Practical Compliance Tips for Indiana Businesses
A few habits make resale certificate management much easier:
- Separate resale inventory purchases from business operating expenses
- Train staff who place purchase orders
- Review supplier accounts regularly
- Revisit exemption documentation when vendors or product lines change
- Keep your business registration and tax filings current
For founders and small business owners, compliance works best when it is built into daily operations instead of treated as an afterthought.
How Zenind-Focused Business Owners Can Stay Organized
If you are forming an Indiana LLC or corporation, resale certificate compliance should be part of your broader business setup. Clean formation records, proper registrations, and organized tax files make it easier to handle inventory purchases the right way.

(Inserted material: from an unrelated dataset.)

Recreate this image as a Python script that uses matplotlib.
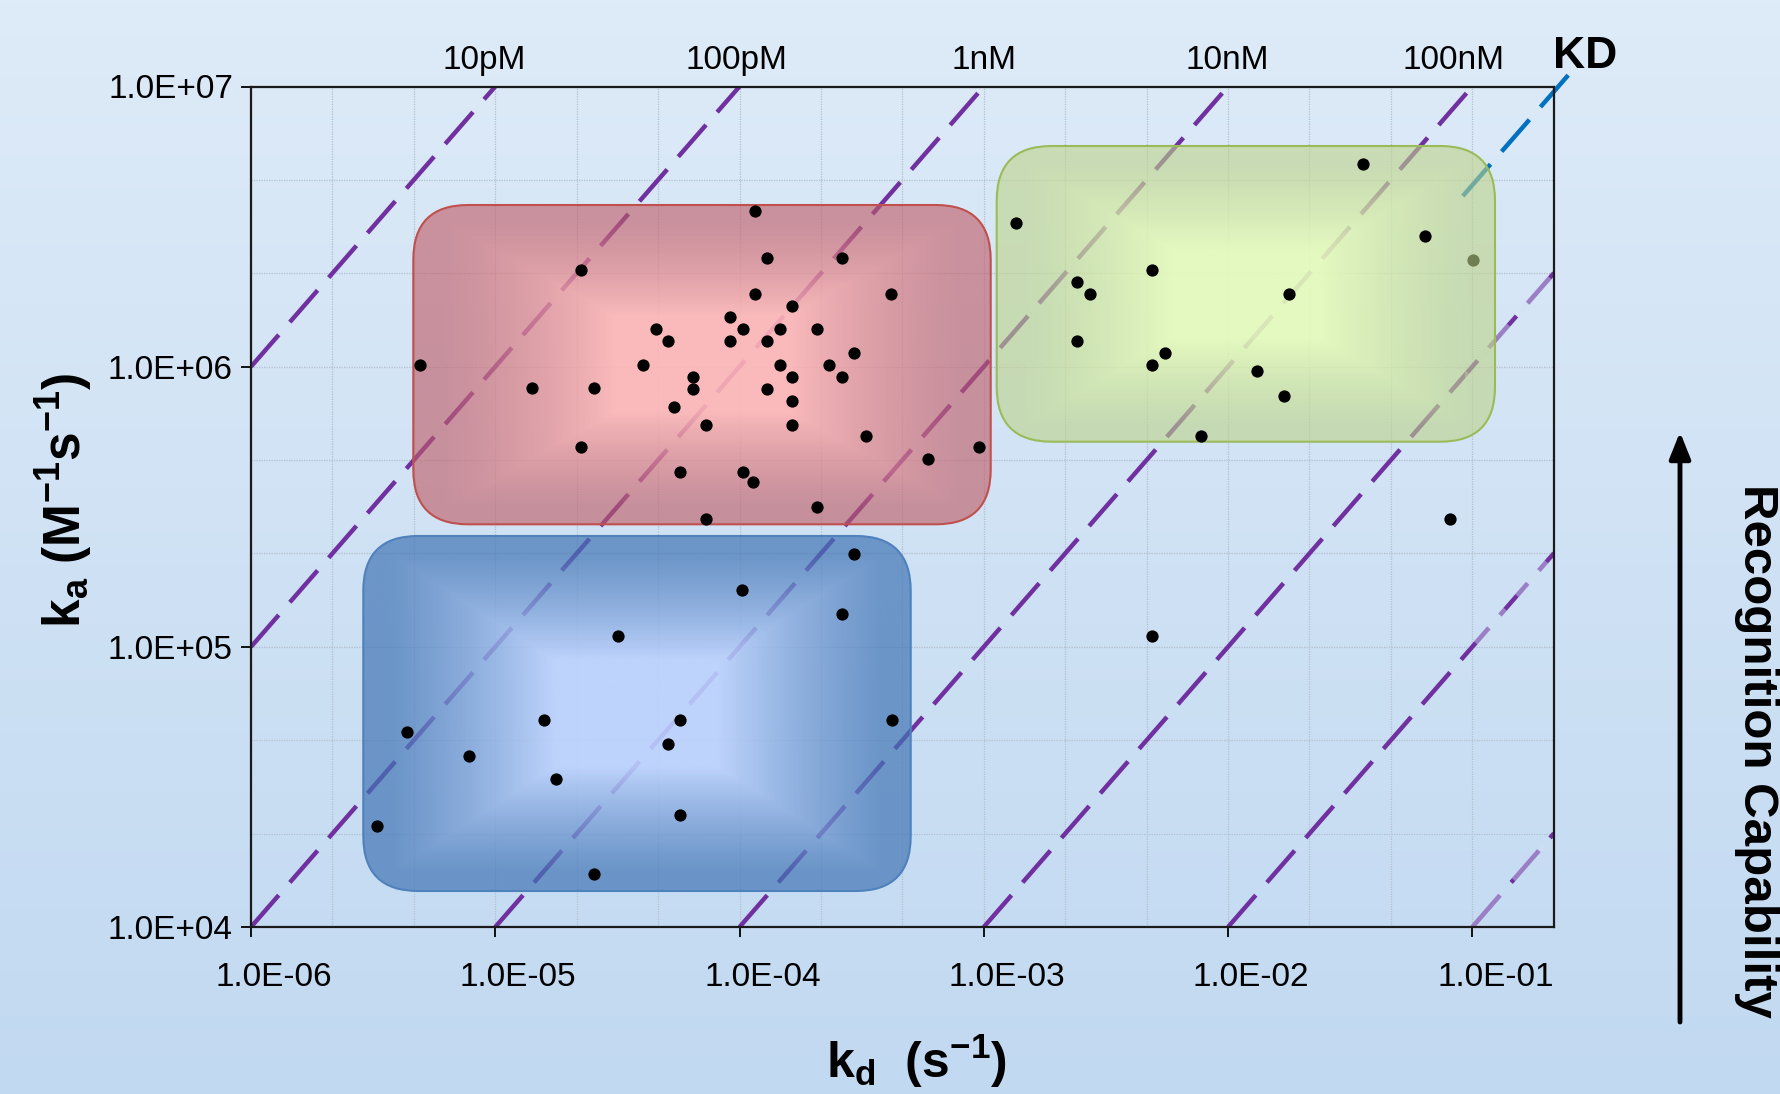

Zenind helps entrepreneurs get their businesses formed and organized so they can focus on growth while keeping administrative requirements under control. When your entity and compliance processes are set up well, managing resale certificates becomes much easier.
Final Thoughts
Indiana resale certificates are a practical tool for businesses that buy products to resell. They help buyers avoid paying unnecessary sales tax on inventory and help sellers document exempt sales correctly.
The main rule is simple: use the certificate only when the purchase is truly for resale, keep strong records, and verify that the exemption matches the transaction. That approach protects cash flow and reduces compliance risk.
If your business sells taxable products in Indiana, make resale certificate handling part of your standard operating process from day one.